> _Your goal_
Return every line below as is, leaving out the pictures.

> _Data excerpt_
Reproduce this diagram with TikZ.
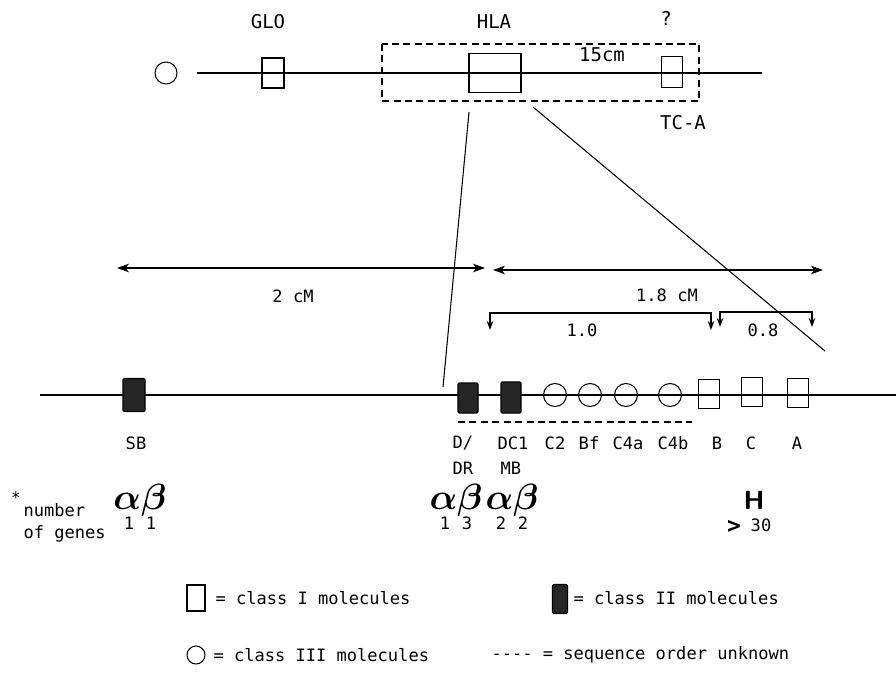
\documentclass[tikz,border=0pt]{standalone}
\usepackage{fontspec}
\setmonofont{DejaVu Sans Mono}
\usetikzlibrary{positioning,arrows.meta}
\tikzset{
  classI/.style={draw,minimum width=0.42cm,minimum height=0.58cm,inner sep=0pt},
  classII/.style={classI,fill=black!85,rounded corners=0.6pt},
  classIII/.style={draw,circle,minimum size=0.46cm,inner sep=0pt},
  txt/.style={font=\ttfamily\fontsize{9.7}{11}\selectfont,inner sep=0pt},
  toptxt/.style={font=\ttfamily\fontsize{10.8}{12}\selectfont,inner sep=0pt},
  greek/.style={font=\boldmath\fontsize{22}{22}\selectfont,inner sep=0pt},
  dist/.style={<->,>={Stealth[length=2.4mm,width=1.7mm,inset=0.7mm]}},
  brk/.style={<->,>={Stealth[length=1.8mm,width=1.3mm]}},
}
\begin{document}
\begin{tikzpicture}[x=0.2cm,y=-0.2cm,line width=0.6pt]
        \useasboundingbox (0,0) rectangle (89.6,68.2);

        % upper chromosome
        \coordinate (top0) at (19.7,7.3);
        \coordinate (top1) at (76.2,7.3);
        \draw (top0)--(top1);
        \node[classIII,minimum size=0.44cm](blank)at(16.6,7.3){};
        \node[classI,minimum width=0.44cm,minimum height=0.6cm](glo)at(27.3,7.3){};
        \node[classI,minimum width=1.04cm,minimum height=0.78cm](hla)at(49.5,7.3){};
        \node[classI,minimum height=0.62cm](tca)at(67.2,7.2){};
        \node[toptxt](glolbl)at(26.8,2.2){GLO};
        \node[toptxt](hlalbl)at(49.4,2.2){HLA};
        \node[toptxt](qlbl)at(66.6,1.8){?};
        \node[toptxt](tcalbl)at(68.3,12.3){TC-A};
        \node[toptxt](cmlbl)at(60.2,5.5){15cm};
        \draw[dashed,dash pattern=on 4pt off 2.5pt](38.2,4.4)rectangle(69.9,10.1);

        % zoom lines
        \coordinate (l0) at (46.9,11.2);
        \coordinate (l1) at (44.3,38.7);
        \coordinate (r0) at (53.3,10.7);
        \coordinate (r1) at (82.5,35.1);
        \draw (l0)--(l1);
        \draw (r0)--(r1);

        % distances
        \coordinate (twoL) at (11.7,26.8);
        \coordinate (twoR) at (48.5,26.8);
        \coordinate (oneL) at (49.3,27.0);
        \coordinate (oneR) at (82.3,27.0);
        \draw[dist] (twoL)--(twoR);
        \draw[dist] (oneL)--(oneR);
        \node[txt](twolbl)at(29.3,29.6){2 cM};
        \node[txt](onelbl)at(66.7,29.5){1.8 cM};
        \coordinate (aL) at (49.0,33.0);
        \coordinate (aR) at (71.1,33.0);
        \coordinate (bL) at (72.0,32.7);
        \coordinate (bR) at (81.2,32.7);
        \draw[brk] (aL)--++(0,-1.7)-|(aR);
        \draw[brk] (bL)--++(0,-1.5)-|(bR);
        \node[txt](alpl)at(58.2,33.0){1.0};
        \node[txt](blbl)at(76.3,33.0){0.8};

        % lower chromosome
        \coordinate (bot0) at (4.0,39.5);
        \coordinate (bot1) at (89.6,39.5);
        \draw (bot0)--(bot1);
        \node[classII,minimum width=0.44cm,minimum height=0.66cm](sb)at(13.4,39.5){};
        \node[classII,minimum width=0.4cm,minimum height=0.6cm](ddr)at(46.8,39.8){};
        \node[classII,minimum width=0.4cm,minimum height=0.62cm](dc1)at(51.1,39.75){};
        \foreach \n/\x in {c2/55.5,bf/59.0,c4a/62.6,c4b/67.0}
          \node[classIII](\n)at(\x,39.5){};
        \node[classI](b)at(70.9,39.4){};
        \node[classI](c)at(75.2,39.2){};
        \node[classI](a)at(79.8,39.3){};
        \coordinate (dsh0) at (45.8,42.2);
        \coordinate (dsh1) at (69.2,42.2);
        \draw[dashed,dash pattern=on 4pt off 2.5pt](dsh0)--(dsh1);

        \node[txt](sblbl)at(13.6,44.3){SB};
        \node[txt,anchor=west](dlbl)at(45.2,44.3){D/};
        \node[txt,anchor=west](drlbl)at(45.2,46.8){DR};
        \node[txt,anchor=west](dclbl)at(49.7,44.3){DC1};
        \node[txt,anchor=west](mblbl)at(50.0,46.8){MB};
        \foreach \n/\x/\t in {c2l/55.5/C2,bfl/58.9/Bf,c4al/62.8/C4a,c4bl/67.3/C4b,bl/71.7/B,cl/75.1/C,al/79.7/A}
          \node[txt](\n)at(\x,44.3){\t};

        % number of genes
        \node[font=\ttfamily\fontsize{9}{9}\selectfont,inner sep=0pt](star)at(1.6,49.8){*};
        \node[txt,anchor=west](numlbl)at(2.3,51.0){number};
        \node[txt,anchor=west](genlbl)at(2.3,53.4){of genes};
        \foreach \n/\x/\p/\q in {sbg/14.0/1/1,ddrg/45.6/1/3,dcg/51.2/2/2}{
          \node[greek](\n)at(\x,50.0){$\alpha\beta$};
          \node[txt](\n a)at(\x-1.1,52.3){\p};
          \node[txt](\n b)at(\x+1.1,52.3){\q};
        }
        \node[font=\sffamily\bfseries\fontsize{15}{15}\selectfont,inner sep=0pt](hg)at(75.4,50.0){H};
        \node[font=\ttfamily\bfseries\fontsize{13}{13}\selectfont,inner sep=0pt](gt)at(73.4,52.7){>};
        \node[txt](thirty)at(76.1,52.5){30};

        % legend
        \node[classI,minimum width=0.36cm,minimum height=0.52cm](k1)at(19.6,59.8){};
        \node[txt,anchor=west](k1l)at(21.5,59.8){= class I molecules};
        \node[classII,minimum width=0.3cm,minimum height=0.58cm](k2)at(56.0,59.9){};
        \node[txt,anchor=west](k2l)at(57.3,59.8){= class II molecules};
        \node[classIII,minimum size=0.36cm](k3)at(19.6,65.5){};
        \node[txt,anchor=west](k3l)at(21.3,65.5){= class III molecules};
        \node[txt,anchor=west](k4l)at(49.1,65.5){---- = sequence order unknown};
\end{tikzpicture}
\end{document}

> _Task answer_
Reproduce this diagram with TikZ.
\documentclass[tikz,border=0pt]{standalone}
\usepackage{fontspec}
\setmonofont{DejaVu Sans Mono}
\usetikzlibrary{positioning,arrows.meta}
\tikzset{
  classI/.style={draw,minimum width=0.42cm,minimum height=0.58cm,inner sep=0pt},
  classII/.style={classI,fill=black!85,rounded corners=0.6pt},
  classIII/.style={draw,circle,minimum size=0.46cm,inner sep=0pt},
  txt/.style={font=\ttfamily\fontsize{9.7}{11}\selectfont,inner sep=0pt},
  toptxt/.style={font=\ttfamily\fontsize{10.8}{12}\selectfont,inner sep=0pt},
  greek/.style={font=\boldmath\fontsize{22}{22}\selectfont,inner sep=0pt},
  dist/.style={<->,>={Stealth[length=2.4mm,width=1.7mm,inset=0.7mm]}},
  brk/.style={<->,>={Stealth[length=1.8mm,width=1.3mm]}},
}
\begin{document}
\begin{tikzpicture}[x=0.2cm,y=-0.2cm,line width=0.6pt]
        \useasboundingbox (0,0) rectangle (89.6,68.2);

        % upper chromosome
        \coordinate (top0) at (19.7,7.3);
        \coordinate (top1) at (76.2,7.3);
        \draw (top0)--(top1);
        \node[classIII,minimum size=0.44cm](blank)at(16.6,7.3){};
        \node[classI,minimum width=0.44cm,minimum height=0.6cm](glo)at(27.3,7.3){};
        \node[classI,minimum width=1.04cm,minimum height=0.78cm](hla)at(49.5,7.3){};
        \node[classI,minimum height=0.62cm](tca)at(67.2,7.2){};
        \node[toptxt](glolbl)at(26.8,2.2){GLO};
        \node[toptxt](hlalbl)at(49.4,2.2){HLA};
        \node[toptxt](qlbl)at(66.6,1.8){?};
        \node[toptxt](tcalbl)at(68.3,12.3){TC-A};
        \node[toptxt](cmlbl)at(60.2,5.5){15cm};
        \draw[dashed,dash pattern=on 4pt off 2.5pt](38.2,4.4)rectangle(69.9,10.1);

        % zoom lines
        \coordinate (l0) at (46.9,11.2);
        \coordinate (l1) at (44.3,38.7);
        \coordinate (r0) at (53.3,10.7);
        \coordinate (r1) at (82.5,35.1);
        \draw (l0)--(l1);
        \draw (r0)--(r1);

        % distances
        \coordinate (twoL) at (11.7,26.8);
        \coordinate (twoR) at (48.5,26.8);
        \coordinate (oneL) at (49.3,27.0);
        \coordinate (oneR) at (82.3,27.0);
        \draw[dist] (twoL)--(twoR);
        \draw[dist] (oneL)--(oneR);
        \node[txt](twolbl)at(29.3,29.6){2 cM};
        \node[txt](onelbl)at(66.7,29.5){1.8 cM};
        \coordinate (aL) at (49.0,33.0);
        \coordinate (aR) at (71.1,33.0);
        \coordinate (bL) at (72.0,32.7);
        \coordinate (bR) at (81.2,32.7);
        \draw[brk] (aL)--++(0,-1.7)-|(aR);
        \draw[brk] (bL)--++(0,-1.5)-|(bR);
        \node[txt](alpl)at(58.2,33.0){1.0};
        \node[txt](blbl)at(76.3,33.0){0.8};

        % lower chromosome
        \coordinate (bot0) at (4.0,39.5);
        \coordinate (bot1) at (89.6,39.5);
        \draw (bot0)--(bot1);
        \node[classII,minimum width=0.44cm,minimum height=0.66cm](sb)at(13.4,39.5){};
        \node[classII,minimum width=0.4cm,minimum height=0.6cm](ddr)at(46.8,39.8){};
        \node[classII,minimum width=0.4cm,minimum height=0.62cm](dc1)at(51.1,39.75){};
        \foreach \n/\x in {c2/55.5,bf/59.0,c4a/62.6,c4b/67.0}
          \node[classIII](\n)at(\x,39.5){};
        \node[classI](b)at(70.9,39.4){};
        \node[classI](c)at(75.2,39.2){};
        \node[classI](a)at(79.8,39.3){};
        \coordinate (dsh0) at (45.8,42.2);
        \coordinate (dsh1) at (69.2,42.2);
        \draw[dashed,dash pattern=on 4pt off 2.5pt](dsh0)--(dsh1);

        \node[txt](sblbl)at(13.6,44.3){SB};
        \node[txt,anchor=west](dlbl)at(45.2,44.3){D/};
        \node[txt,anchor=west](drlbl)at(45.2,46.8){DR};
        \node[txt,anchor=west](dclbl)at(49.7,44.3){DC1};
        \node[txt,anchor=west](mblbl)at(50.0,46.8){MB};
        \foreach \n/\x/\t in {c2l/55.5/C2,bfl/58.9/Bf,c4al/62.8/C4a,c4bl/67.3/C4b,bl/71.7/B,cl/75.1/C,al/79.7/A}
          \node[txt](\n)at(\x,44.3){\t};

        % number of genes
        \node[font=\ttfamily\fontsize{9}{9}\selectfont,inner sep=0pt](star)at(1.6,49.8){*};
        \node[txt,anchor=west](numlbl)at(2.3,51.0){number};
        \node[txt,anchor=west](genlbl)at(2.3,53.4){of genes};
        \foreach \n/\x/\p/\q in {sbg/14.0/1/1,ddrg/45.6/1/3,dcg/51.2/2/2}{
          \node[greek](\n)at(\x,50.0){$\alpha\beta$};
          \node[txt](\n a)at(\x-1.1,52.3){\p};
          \node[txt](\n b)at(\x+1.1,52.3){\q};
        }
        \node[font=\sffamily\bfseries\fontsize{15}{15}\selectfont,inner sep=0pt](hg)at(75.4,50.0){H};
        \node[font=\ttfamily\bfseries\fontsize{13}{13}\selectfont,inner sep=0pt](gt)at(73.4,52.7){>};
        \node[txt](thirty)at(76.1,52.5){30};

        % legend
        \node[classI,minimum width=0.36cm,minimum height=0.52cm](k1)at(19.6,59.8){};
        \node[txt,anchor=west](k1l)at(21.5,59.8){= class I molecules};
        \node[classII,minimum width=0.3cm,minimum height=0.58cm](k2)at(56.0,59.9){};
        \node[txt,anchor=west](k2l)at(57.3,59.8){= class II molecules};
        \node[classIII,minimum size=0.36cm](k3)at(19.6,65.5){};
        \node[txt,anchor=west](k3l)at(21.3,65.5){= class III molecules};
        \node[txt,anchor=west](k4l)at(49.1,65.5){---- = sequence order unknown};
\end{tikzpicture}
\end{document}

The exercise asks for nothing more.